Spears is right about the dangers of Method acting: there are all sorts of techniques and modes of preparation an actor can use, some of them exploratory in a beneficial way and some of them deeply unhealthy, even risky. You can see how a young newcomer to movie acting, unsure of herself to begin with, might burrow so deeply into what she thinks is required of her that she loses sight of herself altogether.
But Spears’ performance in Crossroads is much better than she herself probably thinks it is—particularly in the moments where she’s doing what comes so easily to her, singing. In one of the movie’s central scenes, Lucy shows Ben a poem she’s written, one that expresses her sense of feeling excited by the life that awaits her even as she’s stuck in the one she’s living now. The words “I’m not a girl, not yet a woman” spring from her notebook and into a song—written by Ben—that Lucy eventually sings. And in this moment, Spears comes off as fully relaxed and alive.
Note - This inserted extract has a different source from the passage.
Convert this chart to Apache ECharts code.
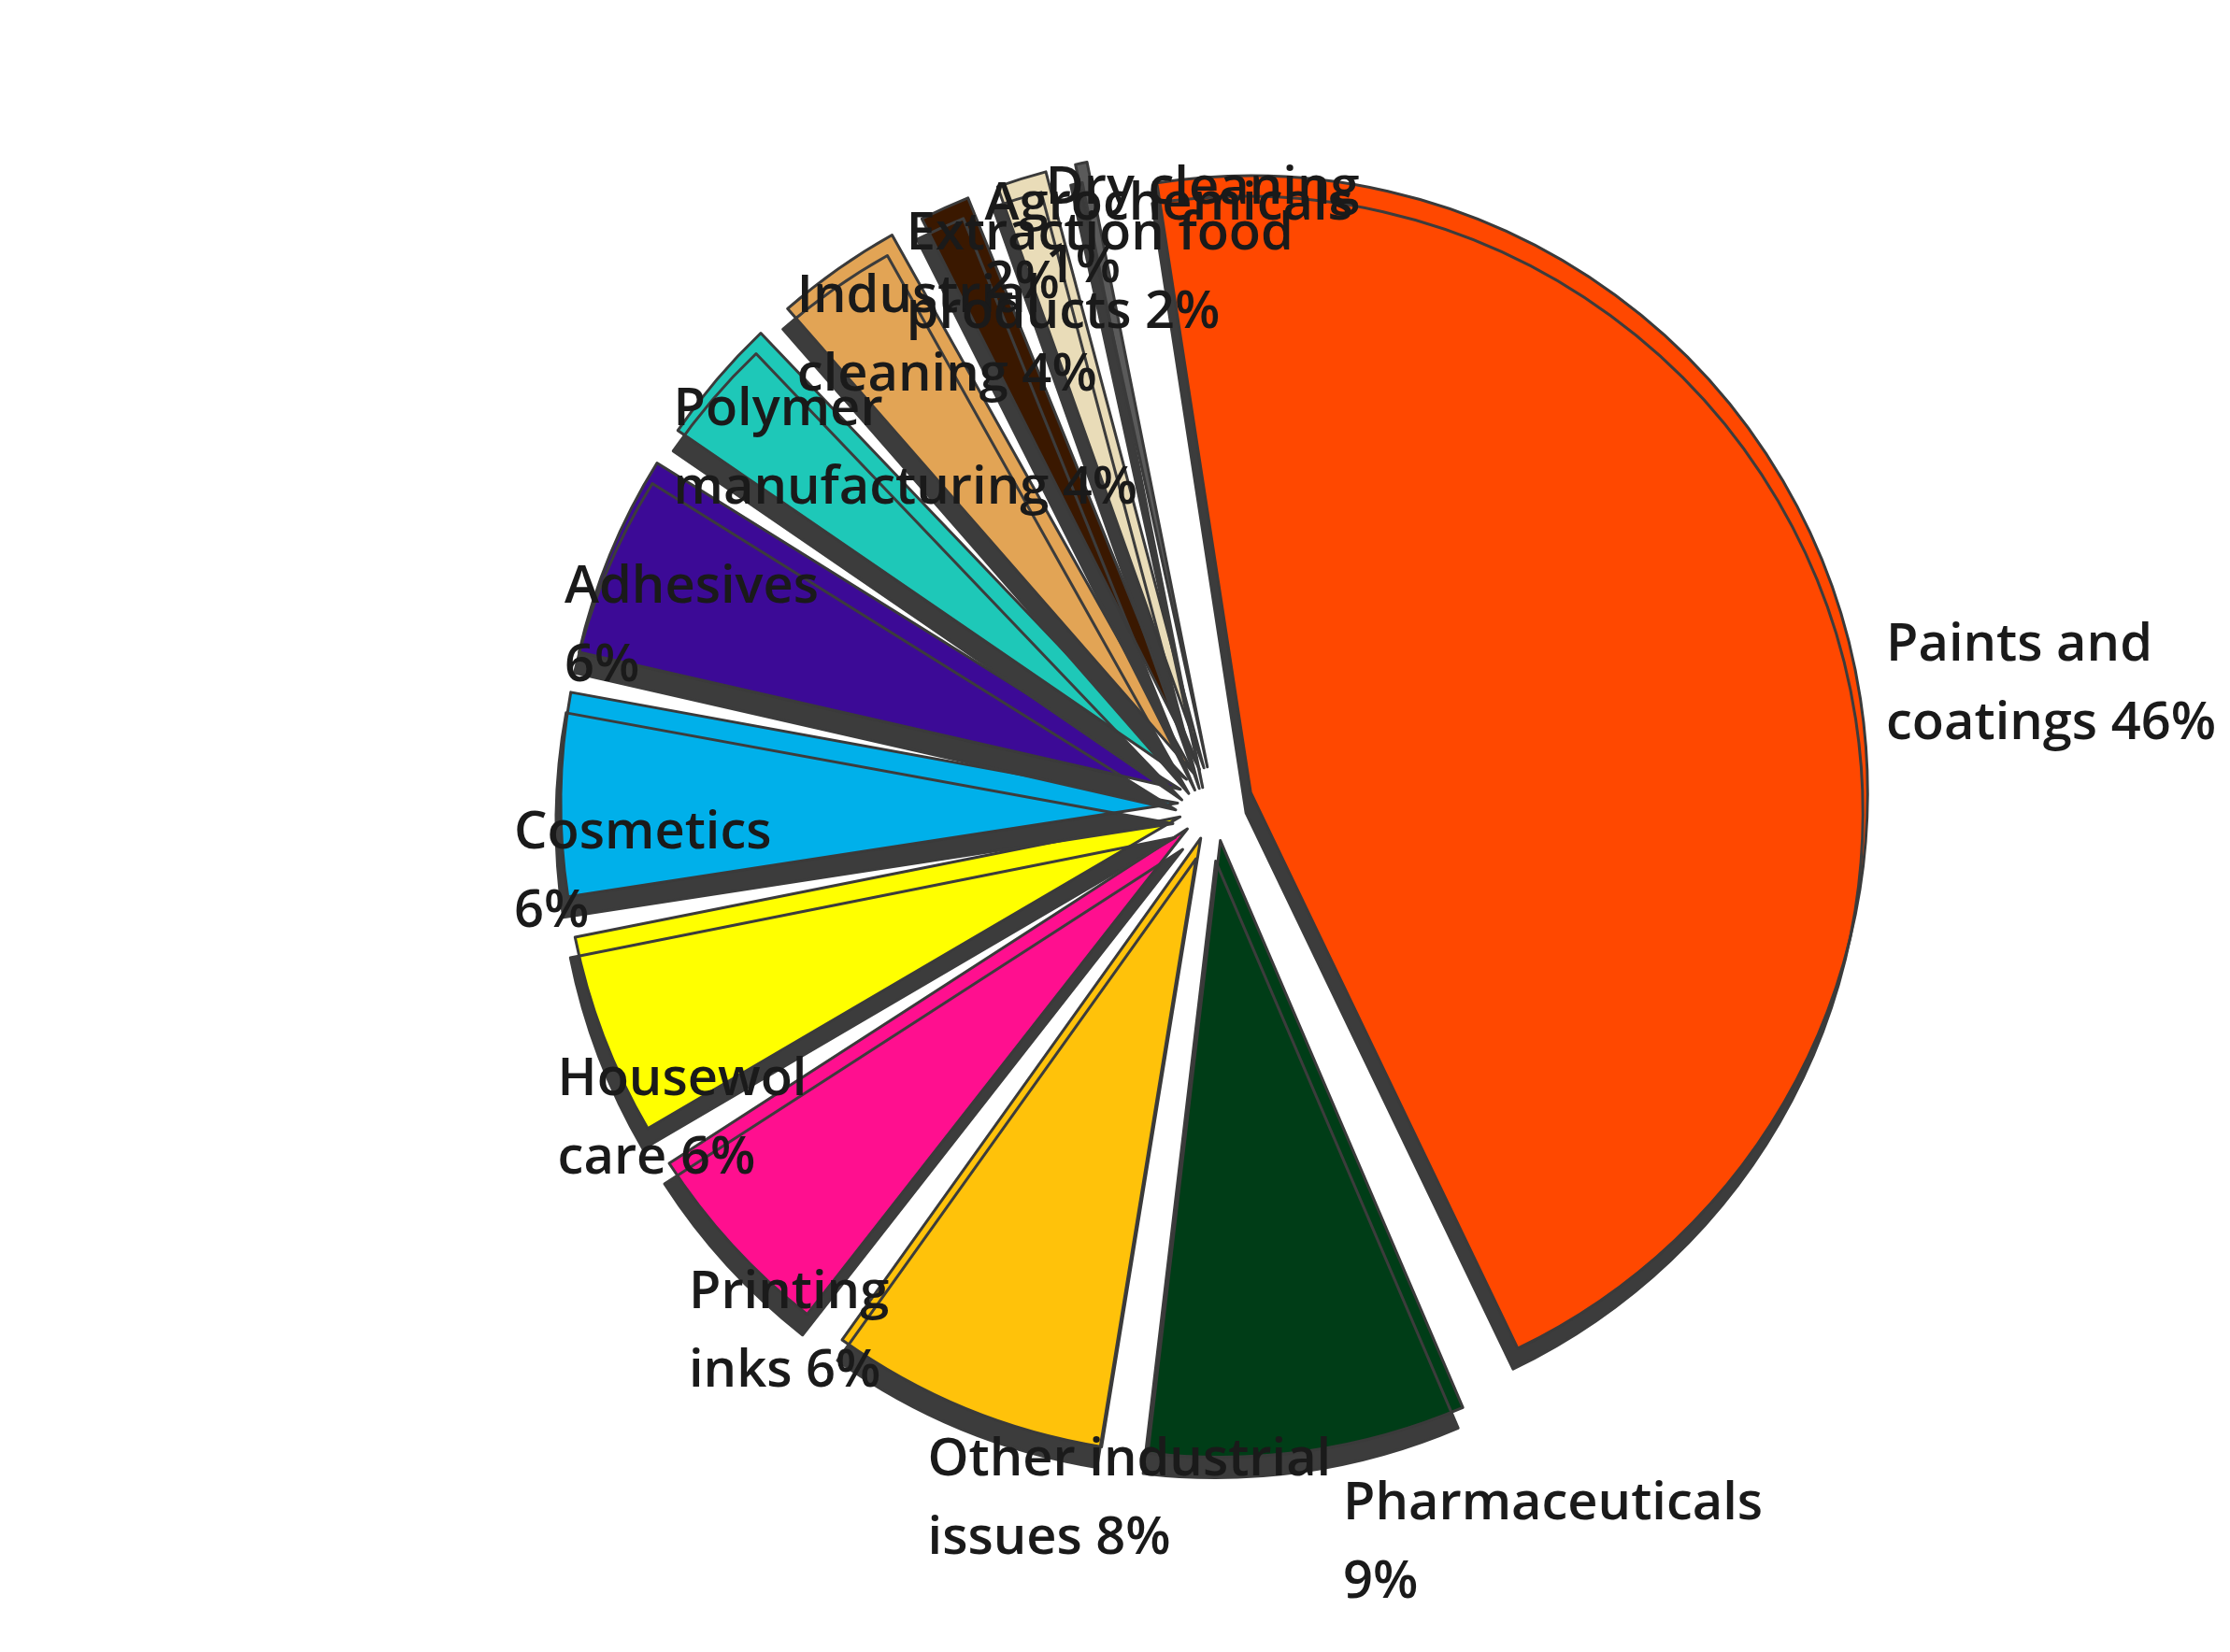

She’s not “playing” a character, nor is she “becoming” one. For these few moments, she’s doing exactly what the greatest actors do: channeling the most truthful parts of themselves and spinning them out into the greater world. In so doing, she collapses the distance between her heart and ours. “This girl will always find her way,” she sings, as if she wholeheartedly believes it’s true, as if she’s giving her future self a piece of advice that somehow, presciently, she knows she’ll need. While singing in the moment, she’s also singing for tomorrow. And just as a cat purrs to self-heal, she’s singing to herself as much as she’s singing to us.